Begin Dataset extract

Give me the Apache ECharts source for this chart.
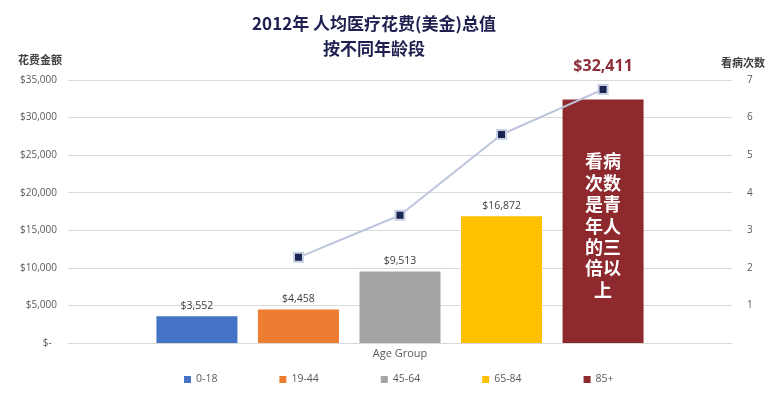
<!DOCTYPE html>
<html>
<head>
<meta charset="utf-8">
<script src="https://cdn.jsdelivr.net/npm/echarts@6/dist/echarts.min.js"></script>
<style>
html,body{margin:0;padding:0;background:#fff;}
#c{width:779px;height:398px;}
</style>
</head>
<body>
<div id="c"></div>
<script>
var categories = ['0-18', '19-44', '45-64', '65-84', '85+'];
var spending = [3552, 4458, 9513, 16872, 32411];
var visits = [null, 2.28, 3.4, 5.55, 6.75];
var barColors = ['#4472C4', '#ED7D31', '#A5A5A5', '#FFC000', '#8E2A2E'];
var leftTicks = [0, 5000, 10000, 15000, 20000, 25000, 30000, 35000];
var rightTicks = [0, 1, 2, 3, 4, 5, 6, 7];
var noteText = '看病\n次数\n是青\n年人\n的三\n倍以\n上';

var cjk = '"Noto Sans CJK SC", "Noto Sans", sans-serif';
var latin = '"Open Sans", "Noto Sans", sans-serif';

function money(v) {
  if (v === 0) return '$-  ';
  return '$' + v.toString().replace(/\B(?=(\d{3})+(?!\d))/g, ',');
}

var series = [];
categories.forEach(function (c, i) {
  var last = i === categories.length - 1;
  var s = {
    name: c,
    type: 'bar',
    yAxisIndex: 0,
    barWidth: 81,
    barGap: '-100%',
    itemStyle: { color: barColors[i] },
    data: [[i, spending[i]]],
    label: {
      show: true,
      position: 'top',
      distance: last ? 25 : 5,
      formatter: function (p) { return money(p.value[1]); },
      fontSize: last ? 16 : 10.5,
      fontWeight: last ? 'bold' : 'normal',
      color: last ? '#8E2E38' : '#404040',
      fontFamily: latin
    }
  };
  if (last) {
    s.markPoint = {
      symbol: 'rect',
      symbolSize: 1,
      itemStyle: { color: 'rgba(0,0,0,0)' },
      data: [{ coord: [i, 15600] }],
      label: {
        show: true,
        position: 'inside',
        formatter: noteText,
        color: '#ffffff',
        fontSize: 18,
        lineHeight: 21.4,
        fontWeight: 'bold',
        fontFamily: cjk
      }
    };
  }
  series.push(s);
});

var lineData = [];
visits.forEach(function (v, i) { if (v !== null) lineData.push([i, v]); });
series.push({
  name: '看病次数',
  type: 'line',
  yAxisIndex: 1,
  data: lineData,
  symbol: 'rect',
  symbolSize: 9,
  lineStyle: { color: '#BCC5DB', width: 2 },
  itemStyle: { color: '#1B2552', borderColor: '#C8D0E4', borderWidth: 2 },
  z: 5
});

var chart = echarts.init(document.getElementById('c'));
chart.setOption({
  animation: false,
  backgroundColor: '#ffffff',
  title: [
    {
      text: '2012年 人均医疗花费(美金)总值\n按不同年龄段',
      left: 369,
      textAlign: 'center',
      top: 6,
      textStyle: {
        fontFamily: cjk,
        fontSize: 17,
        fontWeight: 'bold',
        color: '#1F1F50',
        lineHeight: 25
      }
    },
    {
      text: '花费金额',
      left: 40,
      textAlign: 'center',
      top: 54,
      padding: 0,
      textStyle: { fontSize: 11, fontWeight: 'bold', color: '#404040', fontFamily: cjk }
    }
  ],
  legend: {
    data: categories,
    left: 179,
    top: 369,
    icon: 'rect',
    itemWidth: 7,
    itemHeight: 7,
    itemGap: 62,
    textStyle: { fontSize: 10.5, color: '#595959', fontFamily: latin }
  },
  grid: { left: 68, right: 47, top: 80, bottom: 55 },
  xAxis: {
    type: 'value',
    min: -1.27,
    max: 5.27,
    name: 'Age Group',
    nameLocation: 'middle',
    nameGap: 5,
    nameTextStyle: { fontSize: 11, color: '#595959', fontFamily: latin, verticalAlign: 'top' },
    axisLine: { show: true, lineStyle: { color: '#D9D9D9' } },
    axisTick: { show: false },
    axisLabel: { show: false },
    splitLine: { show: false }
  },
  yAxis: [
    {
      type: 'value',
      min: leftTicks[0],
      max: leftTicks[leftTicks.length - 1],
      interval: leftTicks[1] - leftTicks[0],
      axisLine: { show: false },
      axisTick: { show: false },
      axisLabel: { formatter: money, margin: 11, fontSize: 10, color: '#595959', fontFamily: latin },
      splitLine: { lineStyle: { color: '#D9D9D9' } }
    },
    {
      type: 'value',
      min: rightTicks[0],
      max: rightTicks[rightTicks.length - 1],
      interval: rightTicks[1] - rightTicks[0],
      name: '看病次数',
      nameLocation: 'end',
      nameGap: 12,
      nameTextStyle: { align: 'center', padding: [0, 0, 0, 22], fontSize: 11, fontWeight: 'bold', color: '#404040', fontFamily: cjk },
      axisLine: { show: false },
      axisTick: { show: false },
      axisLabel: {
        formatter: function (v) { return v === 0 ? '' : String(v); },
        margin: 15, fontSize: 10, color: '#595959', fontFamily: latin
      },
      splitLine: { show: false }
    }
  ],
  series: series
});
</script>
</body>
</html>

End Dataset extract

Requirement
Quote the data exactly, leaving every image out of the copy.

Expected output
Give me the Apache ECharts source for this chart.
<!DOCTYPE html>
<html>
<head>
<meta charset="utf-8">
<script src="https://cdn.jsdelivr.net/npm/echarts@6/dist/echarts.min.js"></script>
<style>
html,body{margin:0;padding:0;background:#fff;}
#c{width:779px;height:398px;}
</style>
</head>
<body>
<div id="c"></div>
<script>
var categories = ['0-18', '19-44', '45-64', '65-84', '85+'];
var spending = [3552, 4458, 9513, 16872, 32411];
var visits = [null, 2.28, 3.4, 5.55, 6.75];
var barColors = ['#4472C4', '#ED7D31', '#A5A5A5', '#FFC000', '#8E2A2E'];
var leftTicks = [0, 5000, 10000, 15000, 20000, 25000, 30000, 35000];
var rightTicks = [0, 1, 2, 3, 4, 5, 6, 7];
var noteText = '看病\n次数\n是青\n年人\n的三\n倍以\n上';

var cjk = '"Noto Sans CJK SC", "Noto Sans", sans-serif';
var latin = '"Open Sans", "Noto Sans", sans-serif';

function money(v) {
  if (v === 0) return '$-  ';
  return '$' + v.toString().replace(/\B(?=(\d{3})+(?!\d))/g, ',');
}

var series = [];
categories.forEach(function (c, i) {
  var last = i === categories.length - 1;
  var s = {
    name: c,
    type: 'bar',
    yAxisIndex: 0,
    barWidth: 81,
    barGap: '-100%',
    itemStyle: { color: barColors[i] },
    data: [[i, spending[i]]],
    label: {
      show: true,
      position: 'top',
      distance: last ? 25 : 5,
      formatter: function (p) { return money(p.value[1]); },
      fontSize: last ? 16 : 10.5,
      fontWeight: last ? 'bold' : 'normal',
      color: last ? '#8E2E38' : '#404040',
      fontFamily: latin
    }
  };
  if (last) {
    s.markPoint = {
      symbol: 'rect',
      symbolSize: 1,
      itemStyle: { color: 'rgba(0,0,0,0)' },
      data: [{ coord: [i, 15600] }],
      label: {
        show: true,
        position: 'inside',
        formatter: noteText,
        color: '#ffffff',
        fontSize: 18,
        lineHeight: 21.4,
        fontWeight: 'bold',
        fontFamily: cjk
      }
    };
  }
  series.push(s);
});

var lineData = [];
visits.forEach(function (v, i) { if (v !== null) lineData.push([i, v]); });
series.push({
  name: '看病次数',
  type: 'line',
  yAxisIndex: 1,
  data: lineData,
  symbol: 'rect',
  symbolSize: 9,
  lineStyle: { color: '#BCC5DB', width: 2 },
  itemStyle: { color: '#1B2552', borderColor: '#C8D0E4', borderWidth: 2 },
  z: 5
});

var chart = echarts.init(document.getElementById('c'));
chart.setOption({
  animation: false,
  backgroundColor: '#ffffff',
  title: [
    {
      text: '2012年 人均医疗花费(美金)总值\n按不同年龄段',
      left: 369,
      textAlign: 'center',
      top: 6,
      textStyle: {
        fontFamily: cjk,
        fontSize: 17,
        fontWeight: 'bold',
        color: '#1F1F50',
        lineHeight: 25
      }
    },
    {
      text: '花费金额',
      left: 40,
      textAlign: 'center',
      top: 54,
      padding: 0,
      textStyle: { fontSize: 11, fontWeight: 'bold', color: '#404040', fontFamily: cjk }
    }
  ],
  legend: {
    data: categories,
    left: 179,
    top: 369,
    icon: 'rect',
    itemWidth: 7,
    itemHeight: 7,
    itemGap: 62,
    textStyle: { fontSize: 10.5, color: '#595959', fontFamily: latin }
  },
  grid: { left: 68, right: 47, top: 80, bottom: 55 },
  xAxis: {
    type: 'value',
    min: -1.27,
    max: 5.27,
    name: 'Age Group',
    nameLocation: 'middle',
    nameGap: 5,
    nameTextStyle: { fontSize: 11, color: '#595959', fontFamily: latin, verticalAlign: 'top' },
    axisLine: { show: true, lineStyle: { color: '#D9D9D9' } },
    axisTick: { show: false },
    axisLabel: { show: false },
    splitLine: { show: false }
  },
  yAxis: [
    {
      type: 'value',
      min: leftTicks[0],
      max: leftTicks[leftTicks.length - 1],
      interval: leftTicks[1] - leftTicks[0],
      axisLine: { show: false },
      axisTick: { show: false },
      axisLabel: { formatter: money, margin: 11, fontSize: 10, color: '#595959', fontFamily: latin },
      splitLine: { lineStyle: { color: '#D9D9D9' } }
    },
    {
      type: 'value',
      min: rightTicks[0],
      max: rightTicks[rightTicks.length - 1],
      interval: rightTicks[1] - rightTicks[0],
      name: '看病次数',
      nameLocation: 'end',
      nameGap: 12,
      nameTextStyle: { align: 'center', padding: [0, 0, 0, 22], fontSize: 11, fontWeight: 'bold', color: '#404040', fontFamily: cjk },
      axisLine: { show: false },
      axisTick: { show: false },
      axisLabel: {
        formatter: function (v) { return v === 0 ? '' : String(v); },
        margin: 15, fontSize: 10, color: '#595959', fontFamily: latin
      },
      splitLine: { show: false }
    }
  ],
  series: series
});
</script>
</body>
</html>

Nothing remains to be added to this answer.